# [Problem description]
Would you transcribe the listing that follows, character for character, and omit its images?

# [Given data]

--- start ---

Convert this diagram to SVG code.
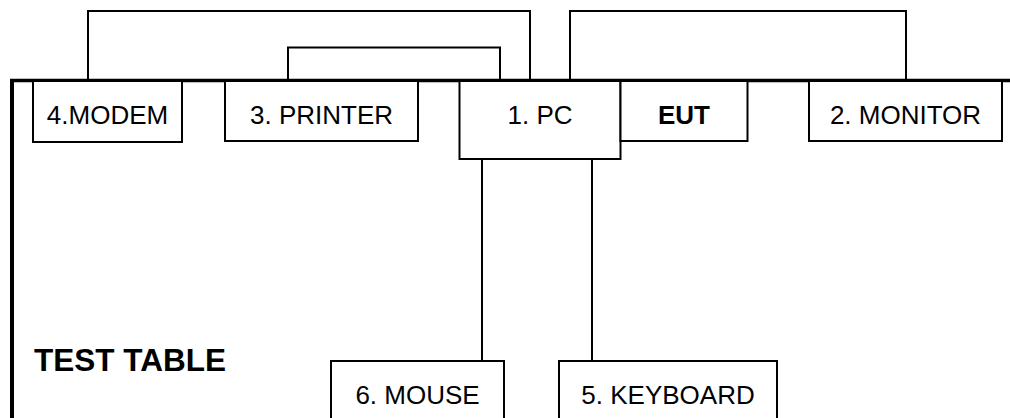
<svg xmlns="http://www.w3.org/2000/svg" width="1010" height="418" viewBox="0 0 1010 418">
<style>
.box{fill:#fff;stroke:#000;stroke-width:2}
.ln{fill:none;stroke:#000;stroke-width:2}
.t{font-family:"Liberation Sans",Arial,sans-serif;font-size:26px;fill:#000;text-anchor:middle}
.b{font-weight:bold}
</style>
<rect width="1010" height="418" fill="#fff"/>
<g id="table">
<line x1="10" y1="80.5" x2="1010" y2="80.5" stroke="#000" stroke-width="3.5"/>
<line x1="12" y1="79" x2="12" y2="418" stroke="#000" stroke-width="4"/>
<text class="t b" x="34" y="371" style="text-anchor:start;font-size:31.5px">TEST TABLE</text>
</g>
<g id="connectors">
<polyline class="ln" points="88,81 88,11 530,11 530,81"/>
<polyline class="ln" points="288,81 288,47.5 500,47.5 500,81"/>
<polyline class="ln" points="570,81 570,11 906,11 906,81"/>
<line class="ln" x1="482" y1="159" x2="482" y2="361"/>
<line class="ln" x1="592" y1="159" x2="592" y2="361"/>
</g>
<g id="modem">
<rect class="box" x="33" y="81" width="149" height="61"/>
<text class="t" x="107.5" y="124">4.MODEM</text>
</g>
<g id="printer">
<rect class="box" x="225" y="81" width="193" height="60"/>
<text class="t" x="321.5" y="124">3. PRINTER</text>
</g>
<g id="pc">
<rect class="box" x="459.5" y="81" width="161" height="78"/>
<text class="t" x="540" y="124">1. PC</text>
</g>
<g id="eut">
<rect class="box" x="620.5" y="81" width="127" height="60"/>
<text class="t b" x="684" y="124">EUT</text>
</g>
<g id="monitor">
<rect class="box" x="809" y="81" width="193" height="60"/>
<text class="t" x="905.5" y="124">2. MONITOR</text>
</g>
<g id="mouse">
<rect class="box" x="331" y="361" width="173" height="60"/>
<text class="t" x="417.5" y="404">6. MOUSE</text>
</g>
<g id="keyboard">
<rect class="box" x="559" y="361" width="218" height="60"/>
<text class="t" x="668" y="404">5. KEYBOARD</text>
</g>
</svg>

--- end ---

# [Written response]
Convert this diagram to SVG code.
<svg xmlns="http://www.w3.org/2000/svg" width="1010" height="418" viewBox="0 0 1010 418">
<style>
.box{fill:#fff;stroke:#000;stroke-width:2}
.ln{fill:none;stroke:#000;stroke-width:2}
.t{font-family:"Liberation Sans",Arial,sans-serif;font-size:26px;fill:#000;text-anchor:middle}
.b{font-weight:bold}
</style>
<rect width="1010" height="418" fill="#fff"/>
<g id="table">
<line x1="10" y1="80.5" x2="1010" y2="80.5" stroke="#000" stroke-width="3.5"/>
<line x1="12" y1="79" x2="12" y2="418" stroke="#000" stroke-width="4"/>
<text class="t b" x="34" y="371" style="text-anchor:start;font-size:31.5px">TEST TABLE</text>
</g>
<g id="connectors">
<polyline class="ln" points="88,81 88,11 530,11 530,81"/>
<polyline class="ln" points="288,81 288,47.5 500,47.5 500,81"/>
<polyline class="ln" points="570,81 570,11 906,11 906,81"/>
<line class="ln" x1="482" y1="159" x2="482" y2="361"/>
<line class="ln" x1="592" y1="159" x2="592" y2="361"/>
</g>
<g id="modem">
<rect class="box" x="33" y="81" width="149" height="61"/>
<text class="t" x="107.5" y="124">4.MODEM</text>
</g>
<g id="printer">
<rect class="box" x="225" y="81" width="193" height="60"/>
<text class="t" x="321.5" y="124">3. PRINTER</text>
</g>
<g id="pc">
<rect class="box" x="459.5" y="81" width="161" height="78"/>
<text class="t" x="540" y="124">1. PC</text>
</g>
<g id="eut">
<rect class="box" x="620.5" y="81" width="127" height="60"/>
<text class="t b" x="684" y="124">EUT</text>
</g>
<g id="monitor">
<rect class="box" x="809" y="81" width="193" height="60"/>
<text class="t" x="905.5" y="124">2. MONITOR</text>
</g>
<g id="mouse">
<rect class="box" x="331" y="361" width="173" height="60"/>
<text class="t" x="417.5" y="404">6. MOUSE</text>
</g>
<g id="keyboard">
<rect class="box" x="559" y="361" width="218" height="60"/>
<text class="t" x="668" y="404">5. KEYBOARD</text>
</g>
</svg>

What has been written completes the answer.